| What this task involves |
Below are records to repeat exactly. Omit the pictures from the copy.

Code that draws figures:
--- start ---

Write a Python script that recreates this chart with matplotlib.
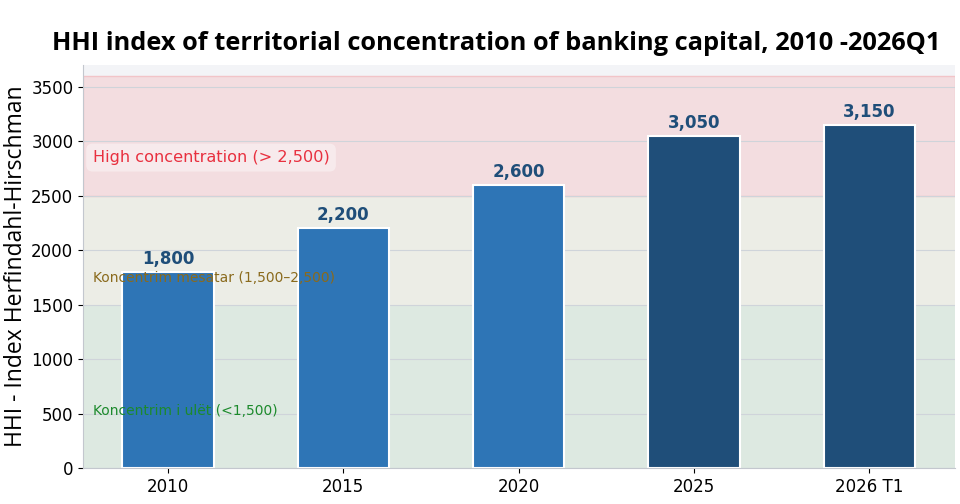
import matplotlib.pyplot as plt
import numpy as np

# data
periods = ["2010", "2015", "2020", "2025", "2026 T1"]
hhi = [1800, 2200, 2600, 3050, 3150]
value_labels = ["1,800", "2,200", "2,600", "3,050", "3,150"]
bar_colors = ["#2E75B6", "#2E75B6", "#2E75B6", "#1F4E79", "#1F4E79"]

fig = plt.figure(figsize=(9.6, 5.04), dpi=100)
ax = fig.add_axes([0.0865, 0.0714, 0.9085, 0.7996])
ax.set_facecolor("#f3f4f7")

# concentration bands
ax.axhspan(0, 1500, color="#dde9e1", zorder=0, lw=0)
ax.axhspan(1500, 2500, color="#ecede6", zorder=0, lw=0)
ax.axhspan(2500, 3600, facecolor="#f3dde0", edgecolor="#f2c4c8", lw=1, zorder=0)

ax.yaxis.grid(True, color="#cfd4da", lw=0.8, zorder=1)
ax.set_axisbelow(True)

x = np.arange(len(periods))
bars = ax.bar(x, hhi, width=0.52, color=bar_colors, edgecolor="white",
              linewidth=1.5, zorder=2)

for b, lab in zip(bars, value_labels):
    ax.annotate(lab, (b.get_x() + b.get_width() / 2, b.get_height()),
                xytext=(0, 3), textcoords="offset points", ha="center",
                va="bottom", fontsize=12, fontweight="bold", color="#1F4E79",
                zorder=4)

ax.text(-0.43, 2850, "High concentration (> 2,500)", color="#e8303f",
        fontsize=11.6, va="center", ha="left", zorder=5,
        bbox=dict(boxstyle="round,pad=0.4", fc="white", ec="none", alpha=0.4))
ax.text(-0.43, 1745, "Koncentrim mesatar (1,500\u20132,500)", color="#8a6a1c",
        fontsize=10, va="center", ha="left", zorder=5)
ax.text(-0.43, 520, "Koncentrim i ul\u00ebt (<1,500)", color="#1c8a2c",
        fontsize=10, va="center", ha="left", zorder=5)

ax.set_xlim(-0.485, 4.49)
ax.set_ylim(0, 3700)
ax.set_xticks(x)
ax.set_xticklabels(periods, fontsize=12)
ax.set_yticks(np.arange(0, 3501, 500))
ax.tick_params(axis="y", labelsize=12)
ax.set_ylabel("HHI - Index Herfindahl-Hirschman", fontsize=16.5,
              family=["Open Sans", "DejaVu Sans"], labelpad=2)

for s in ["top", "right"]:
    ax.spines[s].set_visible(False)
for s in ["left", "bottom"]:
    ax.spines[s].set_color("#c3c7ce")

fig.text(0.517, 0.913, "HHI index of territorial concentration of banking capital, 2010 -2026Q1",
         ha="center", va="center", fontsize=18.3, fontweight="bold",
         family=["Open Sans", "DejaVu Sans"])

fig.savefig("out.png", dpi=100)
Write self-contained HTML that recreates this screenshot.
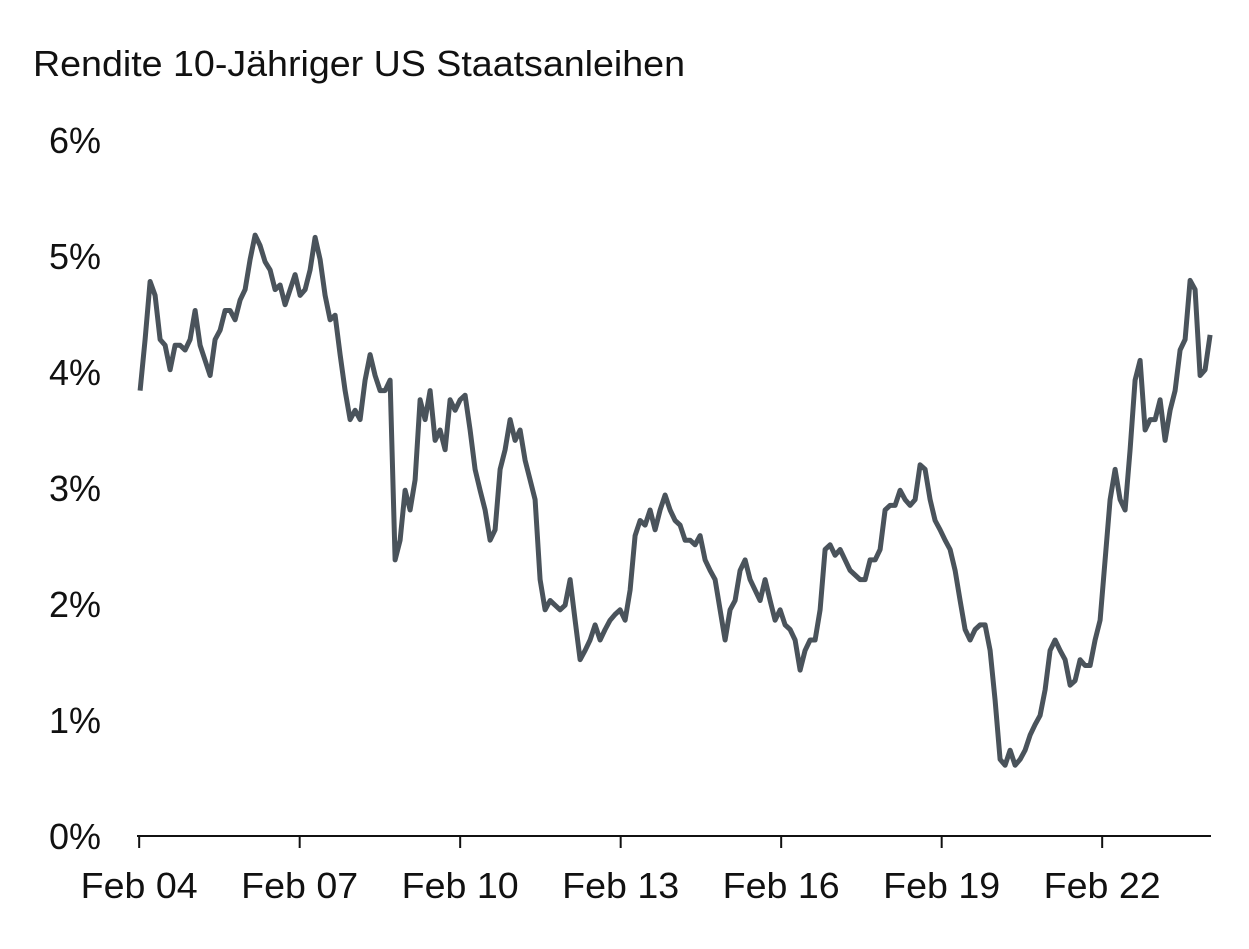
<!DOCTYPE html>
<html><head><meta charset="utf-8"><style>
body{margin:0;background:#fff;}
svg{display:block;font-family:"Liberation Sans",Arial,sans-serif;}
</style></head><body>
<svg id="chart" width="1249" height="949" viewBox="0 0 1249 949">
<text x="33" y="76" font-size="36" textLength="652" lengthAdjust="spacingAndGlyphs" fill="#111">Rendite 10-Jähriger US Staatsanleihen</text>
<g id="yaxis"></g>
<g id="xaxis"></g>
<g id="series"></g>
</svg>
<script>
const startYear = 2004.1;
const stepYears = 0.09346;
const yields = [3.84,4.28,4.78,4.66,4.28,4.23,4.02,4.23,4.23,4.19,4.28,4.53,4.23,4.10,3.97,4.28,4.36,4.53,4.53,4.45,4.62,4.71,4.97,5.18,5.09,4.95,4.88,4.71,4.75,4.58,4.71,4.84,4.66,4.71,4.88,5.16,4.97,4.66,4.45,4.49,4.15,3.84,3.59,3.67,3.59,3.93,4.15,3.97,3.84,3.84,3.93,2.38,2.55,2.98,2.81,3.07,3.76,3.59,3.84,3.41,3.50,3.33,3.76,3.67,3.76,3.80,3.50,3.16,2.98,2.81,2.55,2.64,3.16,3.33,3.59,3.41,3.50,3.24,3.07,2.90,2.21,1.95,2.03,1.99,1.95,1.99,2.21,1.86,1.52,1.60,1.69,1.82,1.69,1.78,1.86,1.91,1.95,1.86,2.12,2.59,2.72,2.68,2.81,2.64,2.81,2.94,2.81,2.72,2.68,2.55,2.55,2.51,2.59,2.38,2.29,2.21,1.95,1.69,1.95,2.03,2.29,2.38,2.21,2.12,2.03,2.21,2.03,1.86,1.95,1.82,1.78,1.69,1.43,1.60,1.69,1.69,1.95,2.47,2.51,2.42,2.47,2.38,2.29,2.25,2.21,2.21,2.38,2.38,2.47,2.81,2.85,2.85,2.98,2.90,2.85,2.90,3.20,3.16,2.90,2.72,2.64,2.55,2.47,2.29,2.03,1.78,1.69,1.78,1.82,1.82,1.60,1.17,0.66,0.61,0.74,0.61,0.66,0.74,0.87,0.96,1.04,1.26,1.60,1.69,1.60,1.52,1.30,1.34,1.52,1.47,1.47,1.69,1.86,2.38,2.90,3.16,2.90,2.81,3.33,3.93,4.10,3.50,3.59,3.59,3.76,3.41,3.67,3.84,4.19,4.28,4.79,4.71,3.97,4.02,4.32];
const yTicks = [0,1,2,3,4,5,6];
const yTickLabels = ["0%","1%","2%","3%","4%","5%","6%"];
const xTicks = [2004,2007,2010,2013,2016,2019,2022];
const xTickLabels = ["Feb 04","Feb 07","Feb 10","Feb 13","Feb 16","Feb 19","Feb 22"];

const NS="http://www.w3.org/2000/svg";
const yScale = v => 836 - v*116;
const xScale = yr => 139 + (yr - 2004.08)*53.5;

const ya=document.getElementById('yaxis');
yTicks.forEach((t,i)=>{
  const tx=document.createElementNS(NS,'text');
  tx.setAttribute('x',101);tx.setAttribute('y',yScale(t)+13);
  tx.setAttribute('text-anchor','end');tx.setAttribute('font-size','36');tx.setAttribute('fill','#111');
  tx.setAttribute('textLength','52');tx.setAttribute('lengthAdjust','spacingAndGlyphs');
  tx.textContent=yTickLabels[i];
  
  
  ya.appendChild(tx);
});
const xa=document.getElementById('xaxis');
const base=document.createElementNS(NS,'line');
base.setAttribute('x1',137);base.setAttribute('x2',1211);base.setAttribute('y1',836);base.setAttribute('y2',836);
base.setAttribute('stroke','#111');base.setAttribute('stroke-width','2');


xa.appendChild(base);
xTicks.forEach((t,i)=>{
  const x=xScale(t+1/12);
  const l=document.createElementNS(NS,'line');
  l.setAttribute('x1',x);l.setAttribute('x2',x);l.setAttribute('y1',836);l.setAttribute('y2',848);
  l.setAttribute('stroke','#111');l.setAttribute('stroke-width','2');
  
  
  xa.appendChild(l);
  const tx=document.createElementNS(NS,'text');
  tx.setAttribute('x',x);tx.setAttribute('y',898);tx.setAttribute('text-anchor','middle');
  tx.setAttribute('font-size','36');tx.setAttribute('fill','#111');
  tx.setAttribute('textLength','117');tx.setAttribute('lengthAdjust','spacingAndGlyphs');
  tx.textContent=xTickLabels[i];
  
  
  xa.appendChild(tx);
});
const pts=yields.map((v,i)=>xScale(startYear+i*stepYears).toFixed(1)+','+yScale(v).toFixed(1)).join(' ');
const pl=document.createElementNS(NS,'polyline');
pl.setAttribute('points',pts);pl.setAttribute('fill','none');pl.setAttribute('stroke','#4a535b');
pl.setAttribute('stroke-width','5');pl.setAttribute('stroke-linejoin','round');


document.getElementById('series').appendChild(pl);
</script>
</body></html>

--- end ---

| Reply |
Write a Python script that recreates this chart with matplotlib.
import matplotlib.pyplot as plt
import numpy as np

# data
periods = ["2010", "2015", "2020", "2025", "2026 T1"]
hhi = [1800, 2200, 2600, 3050, 3150]
value_labels = ["1,800", "2,200", "2,600", "3,050", "3,150"]
bar_colors = ["#2E75B6", "#2E75B6", "#2E75B6", "#1F4E79", "#1F4E79"]

fig = plt.figure(figsize=(9.6, 5.04), dpi=100)
ax = fig.add_axes([0.0865, 0.0714, 0.9085, 0.7996])
ax.set_facecolor("#f3f4f7")

# concentration bands
ax.axhspan(0, 1500, color="#dde9e1", zorder=0, lw=0)
ax.axhspan(1500, 2500, color="#ecede6", zorder=0, lw=0)
ax.axhspan(2500, 3600, facecolor="#f3dde0", edgecolor="#f2c4c8", lw=1, zorder=0)

ax.yaxis.grid(True, color="#cfd4da", lw=0.8, zorder=1)
ax.set_axisbelow(True)

x = np.arange(len(periods))
bars = ax.bar(x, hhi, width=0.52, color=bar_colors, edgecolor="white",
              linewidth=1.5, zorder=2)

for b, lab in zip(bars, value_labels):
    ax.annotate(lab, (b.get_x() + b.get_width() / 2, b.get_height()),
                xytext=(0, 3), textcoords="offset points", ha="center",
                va="bottom", fontsize=12, fontweight="bold", color="#1F4E79",
                zorder=4)

ax.text(-0.43, 2850, "High concentration (> 2,500)", color="#e8303f",
        fontsize=11.6, va="center", ha="left", zorder=5,
        bbox=dict(boxstyle="round,pad=0.4", fc="white", ec="none", alpha=0.4))
ax.text(-0.43, 1745, "Koncentrim mesatar (1,500\u20132,500)", color="#8a6a1c",
        fontsize=10, va="center", ha="left", zorder=5)
ax.text(-0.43, 520, "Koncentrim i ul\u00ebt (<1,500)", color="#1c8a2c",
        fontsize=10, va="center", ha="left", zorder=5)

ax.set_xlim(-0.485, 4.49)
ax.set_ylim(0, 3700)
ax.set_xticks(x)
ax.set_xticklabels(periods, fontsize=12)
ax.set_yticks(np.arange(0, 3501, 500))
ax.tick_params(axis="y", labelsize=12)
ax.set_ylabel("HHI - Index Herfindahl-Hirschman", fontsize=16.5,
              family=["Open Sans", "DejaVu Sans"], labelpad=2)

for s in ["top", "right"]:
    ax.spines[s].set_visible(False)
for s in ["left", "bottom"]:
    ax.spines[s].set_color("#c3c7ce")

fig.text(0.517, 0.913, "HHI index of territorial concentration of banking capital, 2010 -2026Q1",
         ha="center", va="center", fontsize=18.3, fontweight="bold",
         family=["Open Sans", "DejaVu Sans"])

fig.savefig("out.png", dpi=100)
Write self-contained HTML that recreates this screenshot.
<!DOCTYPE html>
<html><head><meta charset="utf-8"><style>
body{margin:0;background:#fff;}
svg{display:block;font-family:"Liberation Sans",Arial,sans-serif;}
</style></head><body>
<svg id="chart" width="1249" height="949" viewBox="0 0 1249 949">
<text x="33" y="76" font-size="36" textLength="652" lengthAdjust="spacingAndGlyphs" fill="#111">Rendite 10-Jähriger US Staatsanleihen</text>
<g id="yaxis"></g>
<g id="xaxis"></g>
<g id="series"></g>
</svg>
<script>
const startYear = 2004.1;
const stepYears = 0.09346;
const yields = [3.84,4.28,4.78,4.66,4.28,4.23,4.02,4.23,4.23,4.19,4.28,4.53,4.23,4.10,3.97,4.28,4.36,4.53,4.53,4.45,4.62,4.71,4.97,5.18,5.09,4.95,4.88,4.71,4.75,4.58,4.71,4.84,4.66,4.71,4.88,5.16,4.97,4.66,4.45,4.49,4.15,3.84,3.59,3.67,3.59,3.93,4.15,3.97,3.84,3.84,3.93,2.38,2.55,2.98,2.81,3.07,3.76,3.59,3.84,3.41,3.50,3.33,3.76,3.67,3.76,3.80,3.50,3.16,2.98,2.81,2.55,2.64,3.16,3.33,3.59,3.41,3.50,3.24,3.07,2.90,2.21,1.95,2.03,1.99,1.95,1.99,2.21,1.86,1.52,1.60,1.69,1.82,1.69,1.78,1.86,1.91,1.95,1.86,2.12,2.59,2.72,2.68,2.81,2.64,2.81,2.94,2.81,2.72,2.68,2.55,2.55,2.51,2.59,2.38,2.29,2.21,1.95,1.69,1.95,2.03,2.29,2.38,2.21,2.12,2.03,2.21,2.03,1.86,1.95,1.82,1.78,1.69,1.43,1.60,1.69,1.69,1.95,2.47,2.51,2.42,2.47,2.38,2.29,2.25,2.21,2.21,2.38,2.38,2.47,2.81,2.85,2.85,2.98,2.90,2.85,2.90,3.20,3.16,2.90,2.72,2.64,2.55,2.47,2.29,2.03,1.78,1.69,1.78,1.82,1.82,1.60,1.17,0.66,0.61,0.74,0.61,0.66,0.74,0.87,0.96,1.04,1.26,1.60,1.69,1.60,1.52,1.30,1.34,1.52,1.47,1.47,1.69,1.86,2.38,2.90,3.16,2.90,2.81,3.33,3.93,4.10,3.50,3.59,3.59,3.76,3.41,3.67,3.84,4.19,4.28,4.79,4.71,3.97,4.02,4.32];
const yTicks = [0,1,2,3,4,5,6];
const yTickLabels = ["0%","1%","2%","3%","4%","5%","6%"];
const xTicks = [2004,2007,2010,2013,2016,2019,2022];
const xTickLabels = ["Feb 04","Feb 07","Feb 10","Feb 13","Feb 16","Feb 19","Feb 22"];

const NS="http://www.w3.org/2000/svg";
const yScale = v => 836 - v*116;
const xScale = yr => 139 + (yr - 2004.08)*53.5;

const ya=document.getElementById('yaxis');
yTicks.forEach((t,i)=>{
  const tx=document.createElementNS(NS,'text');
  tx.setAttribute('x',101);tx.setAttribute('y',yScale(t)+13);
  tx.setAttribute('text-anchor','end');tx.setAttribute('font-size','36');tx.setAttribute('fill','#111');
  tx.setAttribute('textLength','52');tx.setAttribute('lengthAdjust','spacingAndGlyphs');
  tx.textContent=yTickLabels[i];
  
  
  ya.appendChild(tx);
});
const xa=document.getElementById('xaxis');
const base=document.createElementNS(NS,'line');
base.setAttribute('x1',137);base.setAttribute('x2',1211);base.setAttribute('y1',836);base.setAttribute('y2',836);
base.setAttribute('stroke','#111');base.setAttribute('stroke-width','2');


xa.appendChild(base);
xTicks.forEach((t,i)=>{
  const x=xScale(t+1/12);
  const l=document.createElementNS(NS,'line');
  l.setAttribute('x1',x);l.setAttribute('x2',x);l.setAttribute('y1',836);l.setAttribute('y2',848);
  l.setAttribute('stroke','#111');l.setAttribute('stroke-width','2');
  
  
  xa.appendChild(l);
  const tx=document.createElementNS(NS,'text');
  tx.setAttribute('x',x);tx.setAttribute('y',898);tx.setAttribute('text-anchor','middle');
  tx.setAttribute('font-size','36');tx.setAttribute('fill','#111');
  tx.setAttribute('textLength','117');tx.setAttribute('lengthAdjust','spacingAndGlyphs');
  tx.textContent=xTickLabels[i];
  
  
  xa.appendChild(tx);
});
const pts=yields.map((v,i)=>xScale(startYear+i*stepYears).toFixed(1)+','+yScale(v).toFixed(1)).join(' ');
const pl=document.createElementNS(NS,'polyline');
pl.setAttribute('points',pts);pl.setAttribute('fill','none');pl.setAttribute('stroke','#4a535b');
pl.setAttribute('stroke-width','5');pl.setAttribute('stroke-linejoin','round');


document.getElementById('series').appendChild(pl);
</script>
</body></html>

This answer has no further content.